**EXERCISE REQUIREMENTS:**
Select every line containing the word "size" from the material, and copy those lines.

[START DATA PROVIDED]

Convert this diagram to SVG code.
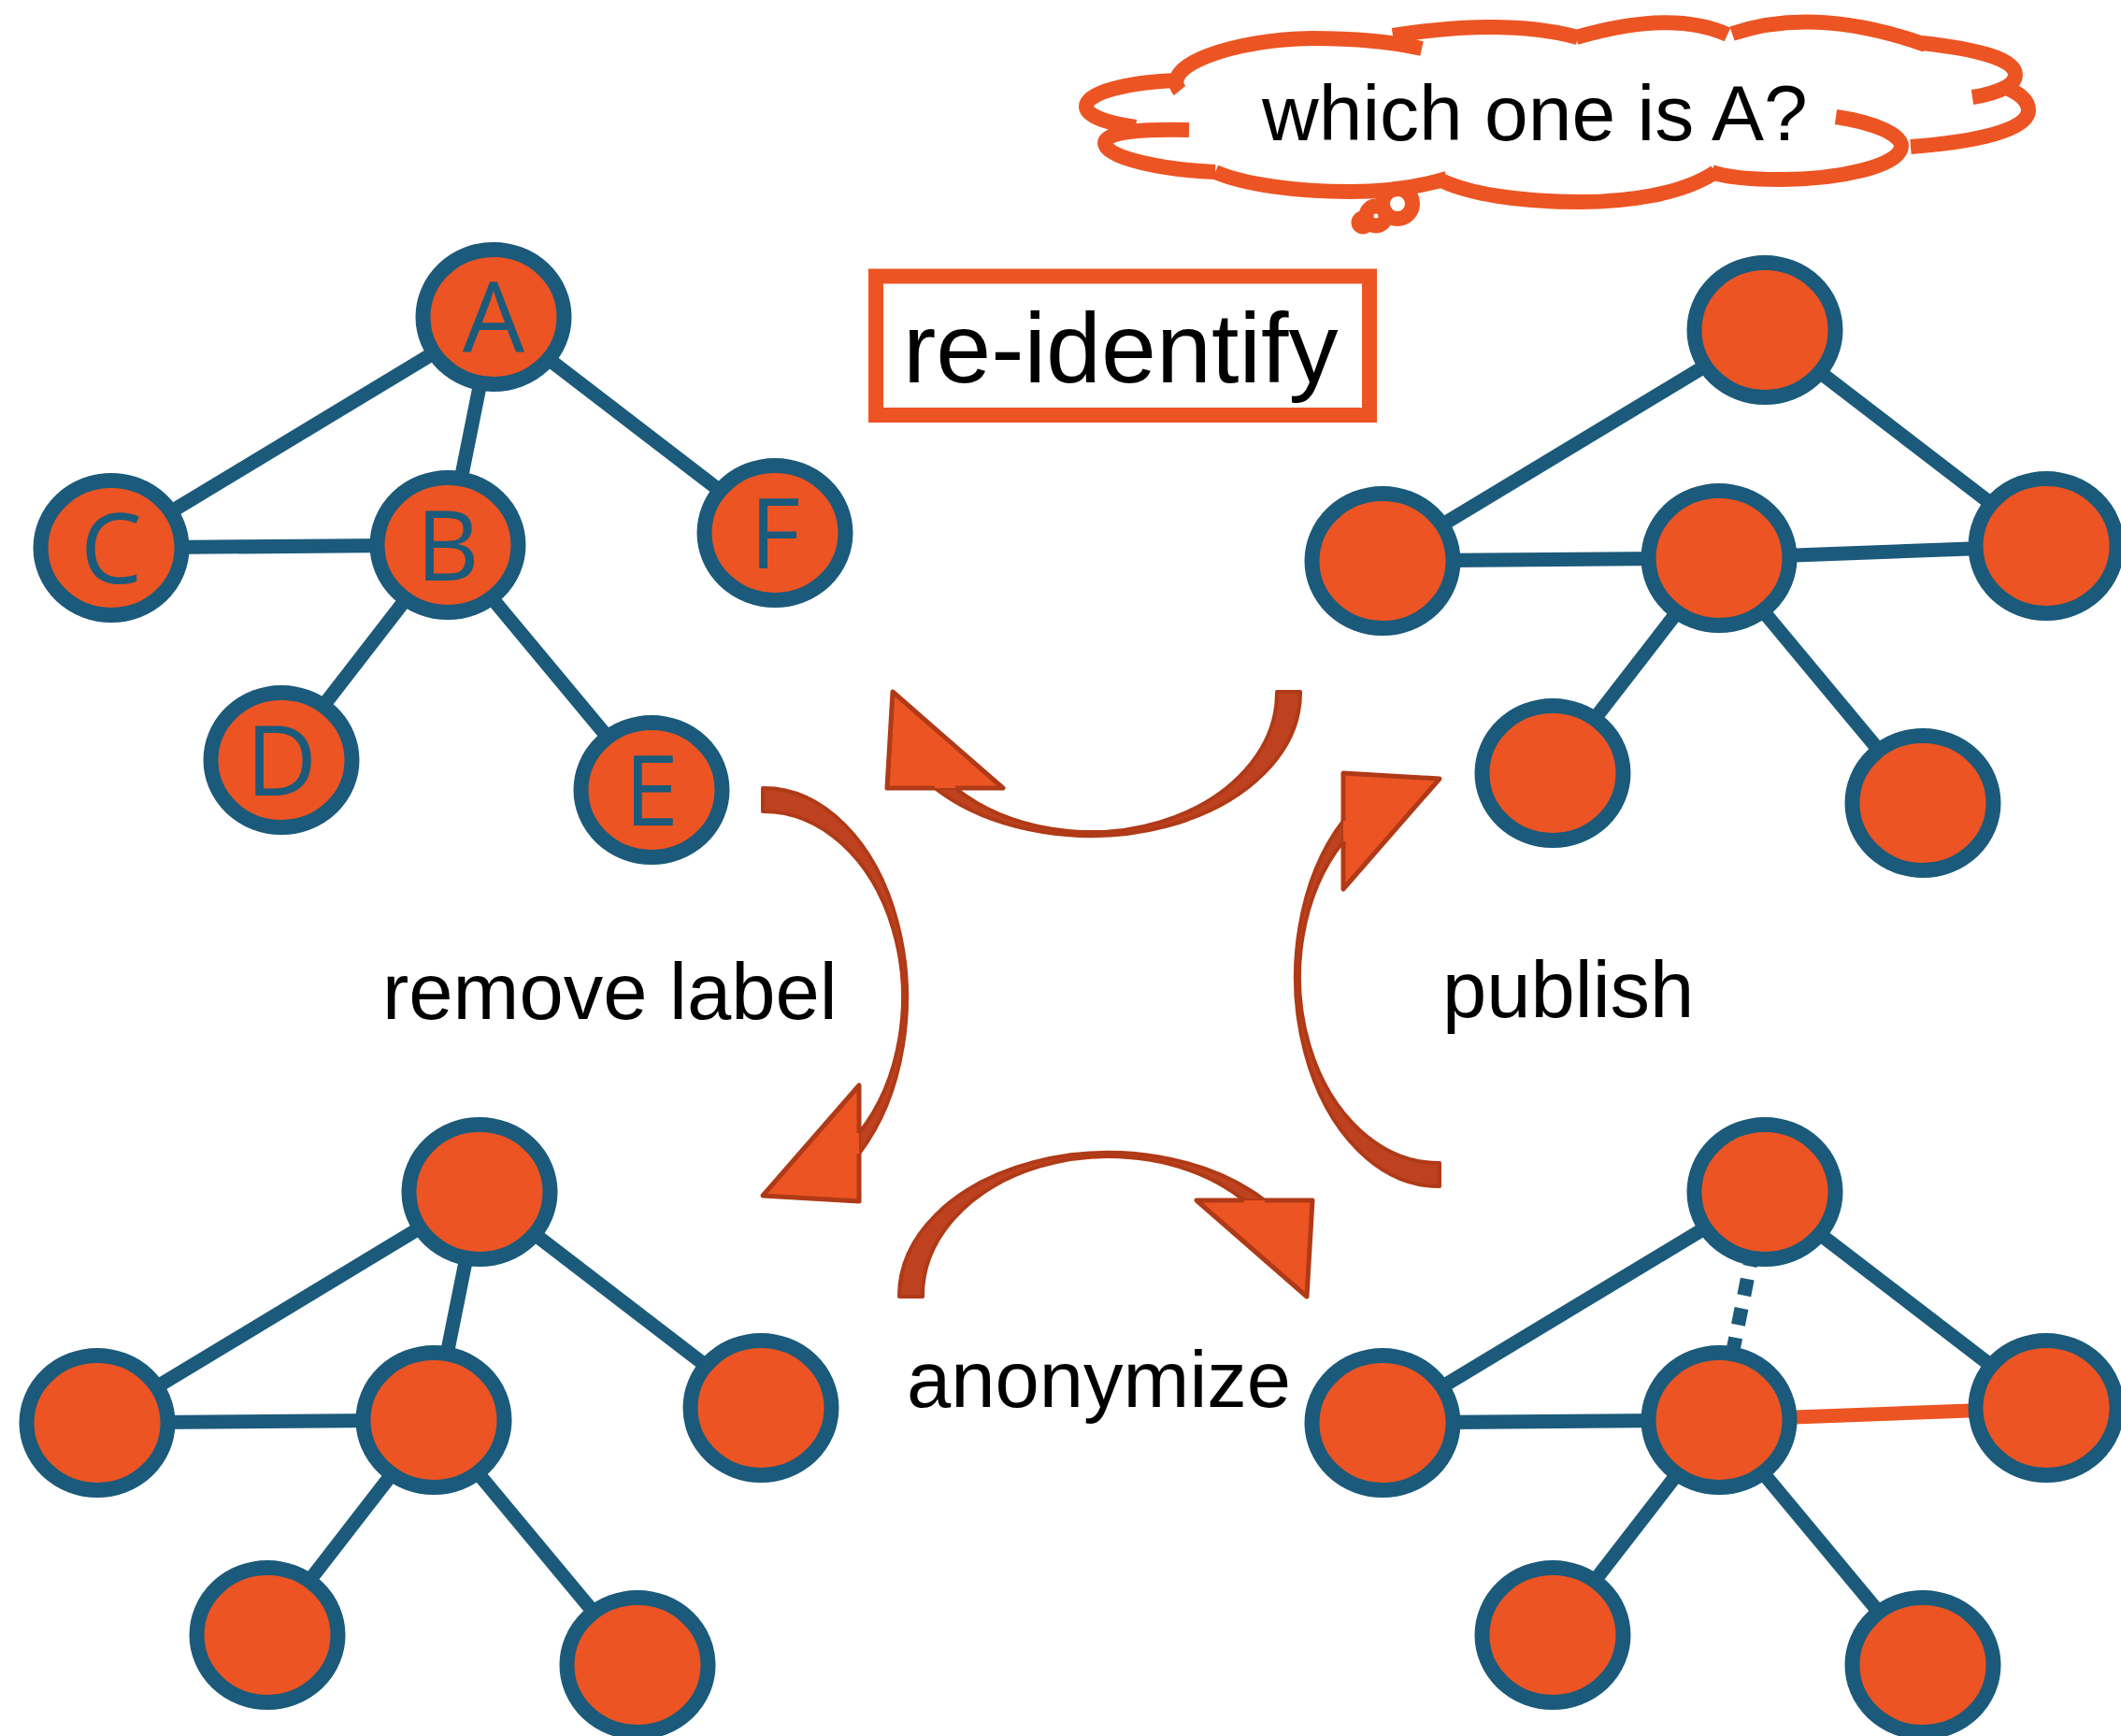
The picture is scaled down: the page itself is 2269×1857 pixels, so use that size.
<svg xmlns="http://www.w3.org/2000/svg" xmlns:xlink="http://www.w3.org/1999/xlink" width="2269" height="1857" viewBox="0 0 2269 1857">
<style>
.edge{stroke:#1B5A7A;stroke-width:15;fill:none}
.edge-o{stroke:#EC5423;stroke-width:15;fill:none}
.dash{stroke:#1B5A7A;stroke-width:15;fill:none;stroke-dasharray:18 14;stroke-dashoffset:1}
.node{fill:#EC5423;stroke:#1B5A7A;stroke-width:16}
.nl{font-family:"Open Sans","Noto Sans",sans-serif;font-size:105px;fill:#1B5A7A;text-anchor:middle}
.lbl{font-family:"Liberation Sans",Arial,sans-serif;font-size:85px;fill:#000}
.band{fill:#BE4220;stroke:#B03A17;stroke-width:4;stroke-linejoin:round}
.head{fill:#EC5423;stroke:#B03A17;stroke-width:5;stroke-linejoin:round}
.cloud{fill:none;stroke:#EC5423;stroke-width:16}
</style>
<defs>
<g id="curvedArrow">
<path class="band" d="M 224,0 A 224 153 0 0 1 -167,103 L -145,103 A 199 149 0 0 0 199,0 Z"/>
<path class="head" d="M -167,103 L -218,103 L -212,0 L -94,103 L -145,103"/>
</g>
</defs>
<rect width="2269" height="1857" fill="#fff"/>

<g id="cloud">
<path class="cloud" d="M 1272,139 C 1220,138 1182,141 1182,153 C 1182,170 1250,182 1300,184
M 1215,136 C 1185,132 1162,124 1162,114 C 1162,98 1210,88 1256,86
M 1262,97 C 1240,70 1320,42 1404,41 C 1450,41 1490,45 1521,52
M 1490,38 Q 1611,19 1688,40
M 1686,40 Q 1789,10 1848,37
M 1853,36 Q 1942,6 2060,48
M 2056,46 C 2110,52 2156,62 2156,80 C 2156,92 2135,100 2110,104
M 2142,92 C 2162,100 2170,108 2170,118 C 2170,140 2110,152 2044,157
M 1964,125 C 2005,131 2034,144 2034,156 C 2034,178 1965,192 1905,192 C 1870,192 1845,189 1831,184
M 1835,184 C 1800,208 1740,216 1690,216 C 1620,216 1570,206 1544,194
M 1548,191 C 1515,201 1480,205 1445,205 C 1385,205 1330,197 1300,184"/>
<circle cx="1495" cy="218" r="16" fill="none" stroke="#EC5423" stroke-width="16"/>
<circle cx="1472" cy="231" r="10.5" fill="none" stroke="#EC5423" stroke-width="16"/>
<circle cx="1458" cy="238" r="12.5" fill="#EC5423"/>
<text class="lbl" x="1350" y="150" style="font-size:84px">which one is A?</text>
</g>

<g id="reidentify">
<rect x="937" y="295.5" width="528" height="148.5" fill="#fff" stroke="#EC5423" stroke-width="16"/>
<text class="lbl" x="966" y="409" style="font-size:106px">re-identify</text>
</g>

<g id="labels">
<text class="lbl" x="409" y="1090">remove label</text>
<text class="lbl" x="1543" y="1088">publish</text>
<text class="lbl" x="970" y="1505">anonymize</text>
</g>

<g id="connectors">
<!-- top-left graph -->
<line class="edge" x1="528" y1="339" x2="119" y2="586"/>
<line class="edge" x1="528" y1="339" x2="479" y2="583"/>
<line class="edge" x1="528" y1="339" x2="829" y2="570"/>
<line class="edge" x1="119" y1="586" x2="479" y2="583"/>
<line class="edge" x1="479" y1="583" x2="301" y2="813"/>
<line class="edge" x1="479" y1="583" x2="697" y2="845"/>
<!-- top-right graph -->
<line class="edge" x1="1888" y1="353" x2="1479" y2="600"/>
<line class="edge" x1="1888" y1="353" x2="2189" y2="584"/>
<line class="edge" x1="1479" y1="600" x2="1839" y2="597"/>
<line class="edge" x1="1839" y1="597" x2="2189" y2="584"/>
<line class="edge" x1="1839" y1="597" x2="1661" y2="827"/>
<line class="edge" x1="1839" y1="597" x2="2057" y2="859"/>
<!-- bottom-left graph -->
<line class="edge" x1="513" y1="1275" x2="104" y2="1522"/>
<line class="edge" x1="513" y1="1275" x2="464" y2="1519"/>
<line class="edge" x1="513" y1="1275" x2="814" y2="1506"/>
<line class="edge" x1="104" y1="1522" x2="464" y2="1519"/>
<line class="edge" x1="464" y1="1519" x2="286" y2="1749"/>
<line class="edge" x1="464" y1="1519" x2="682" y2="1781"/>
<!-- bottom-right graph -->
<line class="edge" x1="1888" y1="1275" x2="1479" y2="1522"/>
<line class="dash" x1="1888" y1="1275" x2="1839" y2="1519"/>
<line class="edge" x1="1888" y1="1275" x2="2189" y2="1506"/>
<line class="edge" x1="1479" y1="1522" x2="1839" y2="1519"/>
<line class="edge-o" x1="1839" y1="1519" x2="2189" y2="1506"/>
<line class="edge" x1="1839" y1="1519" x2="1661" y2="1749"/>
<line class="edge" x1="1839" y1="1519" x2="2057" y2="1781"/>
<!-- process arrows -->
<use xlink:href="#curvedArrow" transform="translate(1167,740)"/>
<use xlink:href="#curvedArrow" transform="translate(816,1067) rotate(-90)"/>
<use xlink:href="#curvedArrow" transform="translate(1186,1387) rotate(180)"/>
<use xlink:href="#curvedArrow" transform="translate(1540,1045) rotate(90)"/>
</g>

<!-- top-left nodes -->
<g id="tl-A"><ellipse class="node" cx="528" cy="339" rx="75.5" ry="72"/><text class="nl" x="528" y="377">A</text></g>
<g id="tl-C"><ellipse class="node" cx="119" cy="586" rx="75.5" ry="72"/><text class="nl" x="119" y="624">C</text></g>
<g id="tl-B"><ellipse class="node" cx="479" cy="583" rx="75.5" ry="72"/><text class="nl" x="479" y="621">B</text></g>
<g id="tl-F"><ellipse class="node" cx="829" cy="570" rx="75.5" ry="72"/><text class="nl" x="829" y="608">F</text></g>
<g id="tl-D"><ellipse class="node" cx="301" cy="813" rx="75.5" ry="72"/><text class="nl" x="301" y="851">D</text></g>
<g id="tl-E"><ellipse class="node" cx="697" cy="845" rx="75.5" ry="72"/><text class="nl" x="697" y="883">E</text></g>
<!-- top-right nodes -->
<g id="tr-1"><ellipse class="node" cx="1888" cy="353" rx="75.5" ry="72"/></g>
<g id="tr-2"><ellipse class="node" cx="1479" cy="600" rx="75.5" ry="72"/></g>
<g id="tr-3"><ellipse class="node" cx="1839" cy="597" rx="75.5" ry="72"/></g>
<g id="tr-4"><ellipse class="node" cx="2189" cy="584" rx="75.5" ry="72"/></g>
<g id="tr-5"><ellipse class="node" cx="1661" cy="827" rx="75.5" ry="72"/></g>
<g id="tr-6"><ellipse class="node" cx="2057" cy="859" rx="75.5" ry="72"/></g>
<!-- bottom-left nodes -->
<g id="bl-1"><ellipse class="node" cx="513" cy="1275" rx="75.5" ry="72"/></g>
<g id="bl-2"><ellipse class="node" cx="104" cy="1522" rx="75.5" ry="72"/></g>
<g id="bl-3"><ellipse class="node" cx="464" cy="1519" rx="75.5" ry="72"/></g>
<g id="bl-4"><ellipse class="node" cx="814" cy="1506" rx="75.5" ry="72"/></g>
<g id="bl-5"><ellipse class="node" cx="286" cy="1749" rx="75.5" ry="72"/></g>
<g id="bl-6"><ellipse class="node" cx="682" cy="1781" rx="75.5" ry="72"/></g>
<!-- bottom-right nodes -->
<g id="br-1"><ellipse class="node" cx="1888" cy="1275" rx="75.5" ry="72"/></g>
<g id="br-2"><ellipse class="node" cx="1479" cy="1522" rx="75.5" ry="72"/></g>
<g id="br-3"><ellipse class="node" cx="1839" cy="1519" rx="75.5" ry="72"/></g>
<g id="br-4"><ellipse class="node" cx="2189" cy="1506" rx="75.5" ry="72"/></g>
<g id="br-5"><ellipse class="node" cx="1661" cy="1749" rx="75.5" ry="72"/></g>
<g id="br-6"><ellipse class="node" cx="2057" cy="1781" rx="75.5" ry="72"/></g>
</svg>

[END DATA PROVIDED]

**TASK SOLUTION:**
The picture is scaled down: the page itself is 2269×1857 pixels, so use that size.
.nl{font-family:"Open Sans","Noto Sans",sans-serif;font-size:105px;fill:#1B5A7A;text-anchor:middle}
.lbl{font-family:"Liberation Sans",Arial,sans-serif;font-size:85px;fill:#000}
<text class="lbl" x="1350" y="150" style="font-size:84px">which one is A?</text>
<text class="lbl" x="966" y="409" style="font-size:106px">re-identify</text>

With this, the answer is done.